Wading through the details of Assange’s persecution can leave one feeling like an unhinged conspiracy theorist. What was it with the paralysis of the Swedish investigation? Why didn’t the British courts deal with an obvious perception of bias in Justice Arbuthnot? Was UC Global really spying for the CIA without Ecuadorian knowledge and, if so, why did the ubiquitous surveillance continue under their new team? What value should we give the Americans’ carefully qualified assurance they won’t subject Assange to “special administrative measures”?

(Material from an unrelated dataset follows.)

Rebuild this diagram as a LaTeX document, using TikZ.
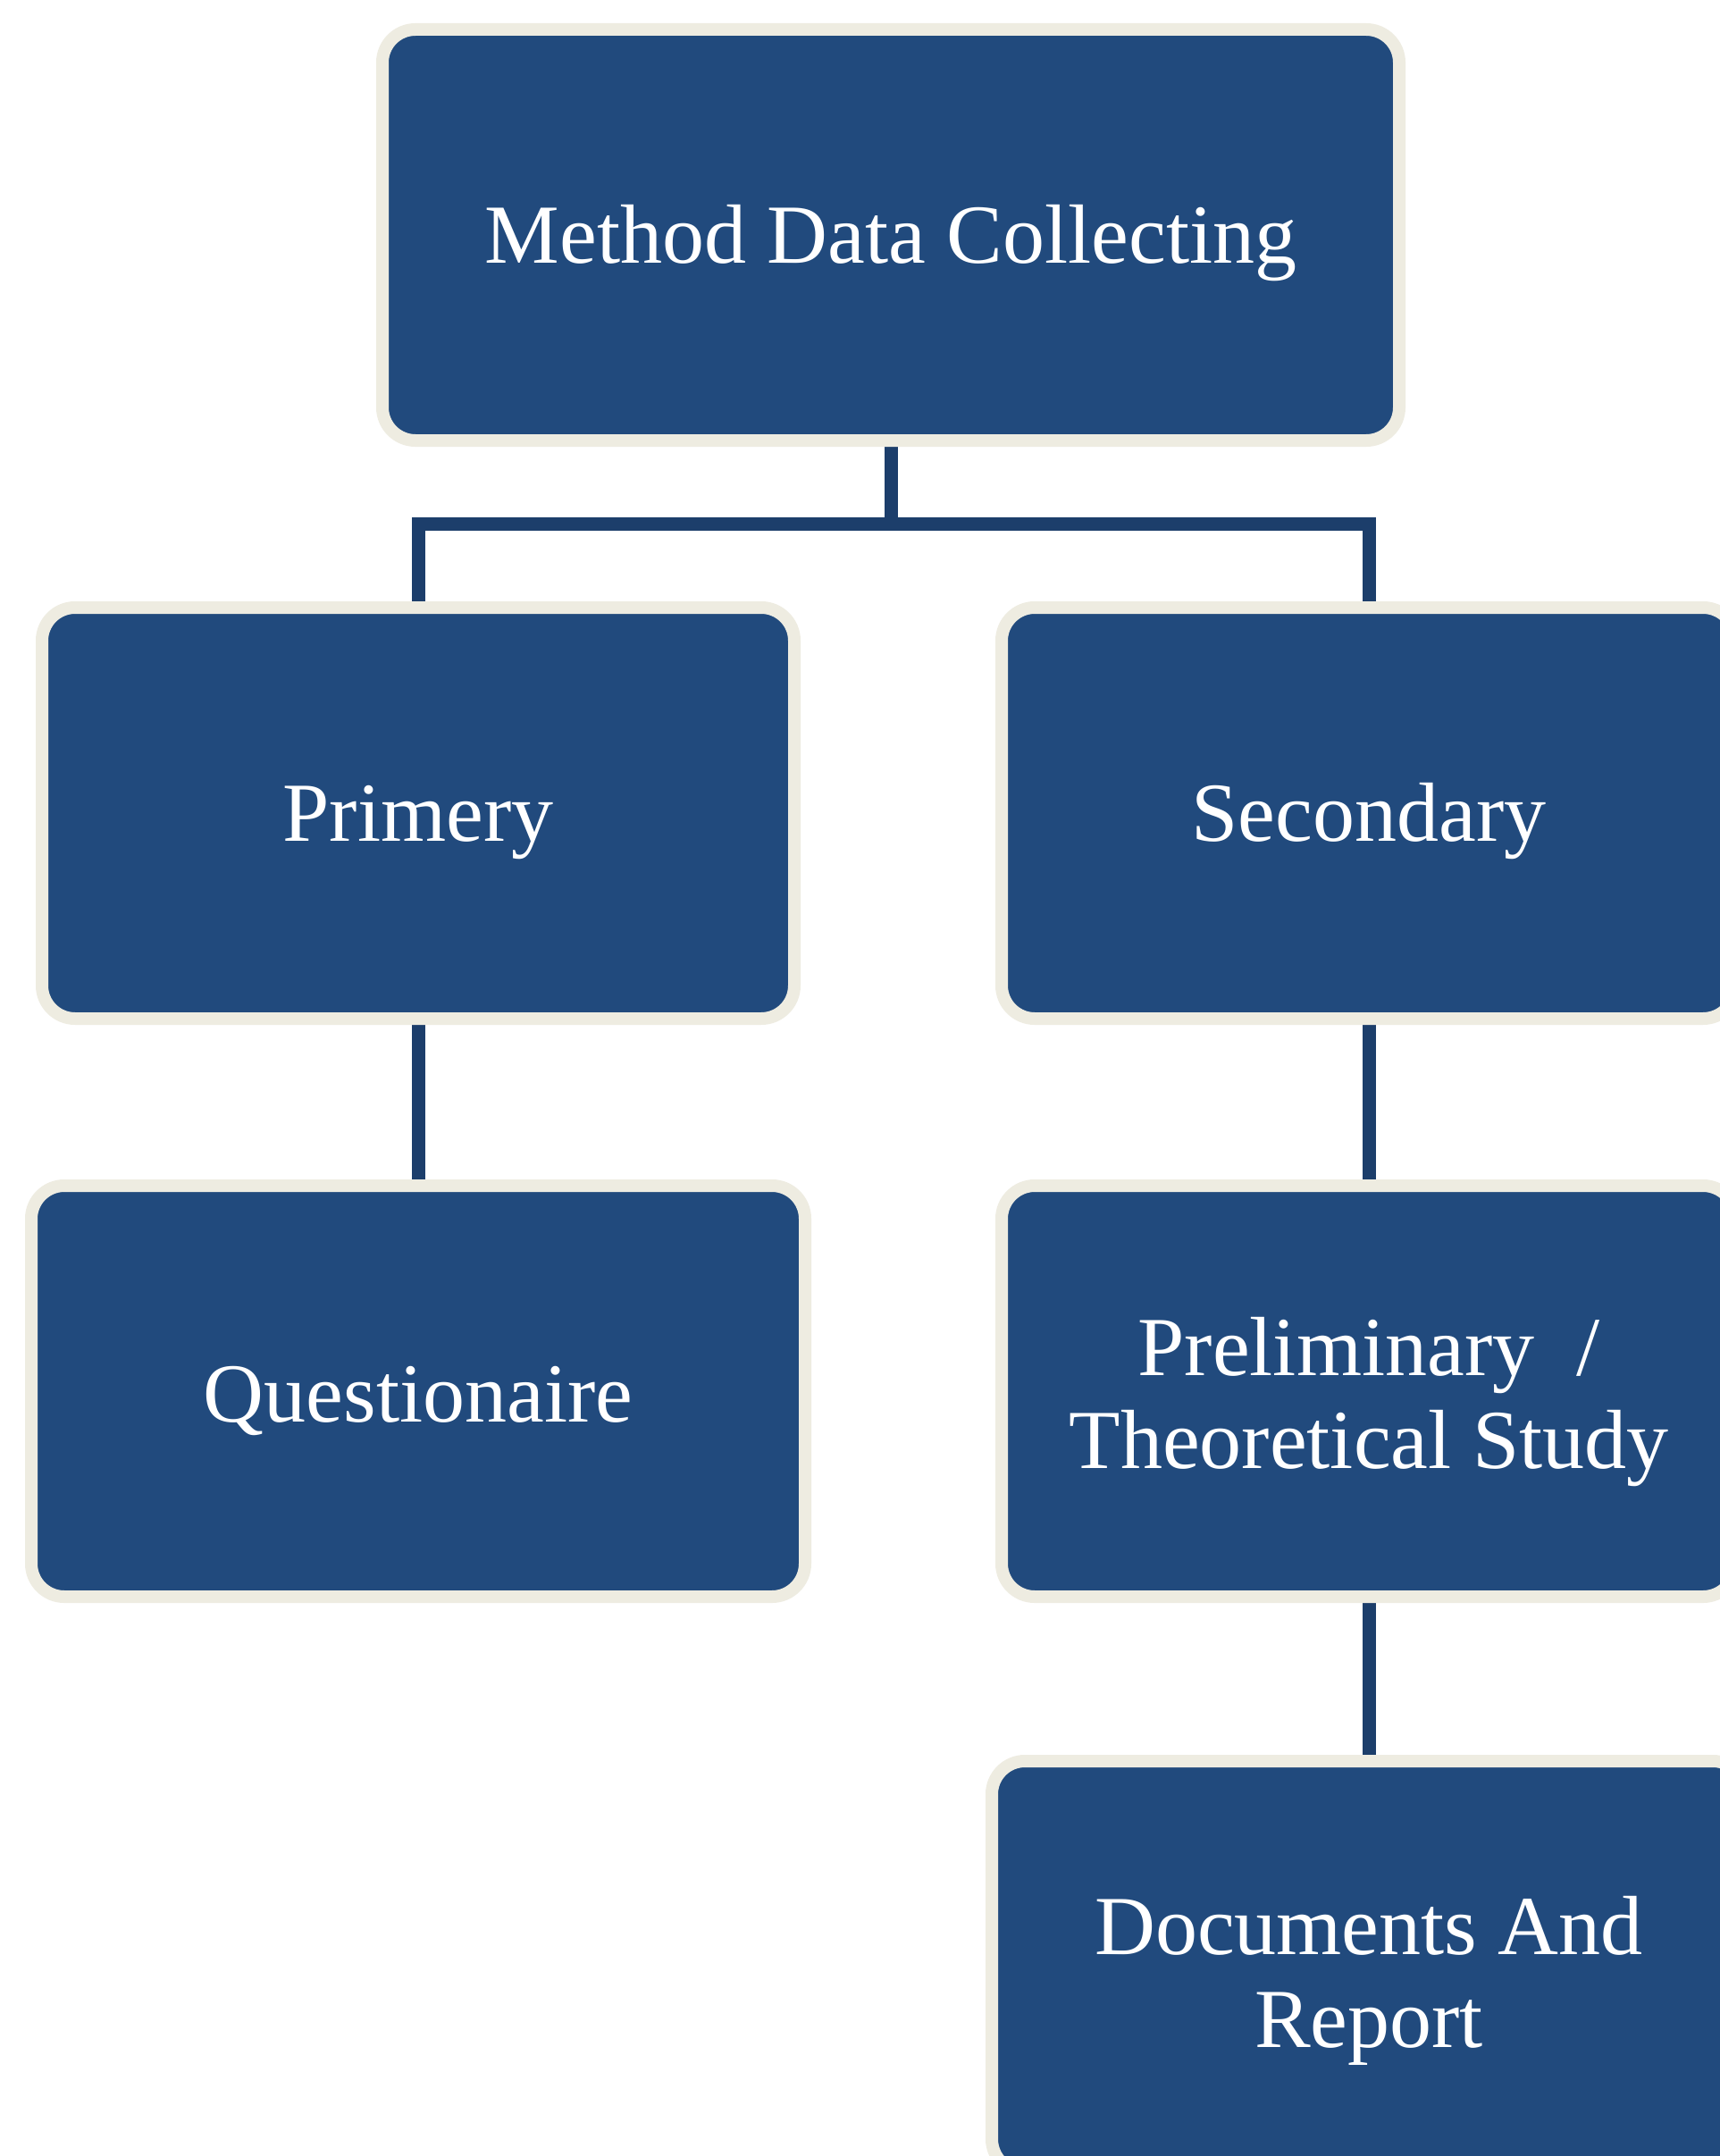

Dismissed at the time as narcissistic paranoia, many of Assange’s fears have proved founded. The vast array of legal anomalies, oddities and outrages perpetrated by democratic governments in their pursuit of one man is jaw-dropping, leaving us to conclude that these four countries conspired to deliver Julian Assange to the Americans, with Australia a sometimes meek, sometimes gleeful, but generally disinterested bystander.
The persecution of Julian Assange has always been political, and the law just a tool to enact it. The US government pressed their spurious charges against Assange to exact revenge on him for revealing their darkest secrets, and as a lesson to anyone else inclined to do the same. It was former US secretary of state and CIA director Mike Pompeo who decided to aggressively pursue the case against Assange; President Joe Biden must drop it.
The US seeks to keep from the public the way they really play their politics, and fight their wars, and we have recently upended our foreign policy to throw our lot in with them. We’ve committed to paying incomprehensibly large sums to buy their submarines to bolster their own military strategy. They owe us and now is the time to call in the favour. Assange needs to be released immediately, through negotiation by an Albanese administration currently in possession of a lot of political capital.
Let him come quietly home. The Australian people are sickened at the extended maltreatment of a man of courage, who is dying in jail for the crime of promoting transparency, accountability and truth.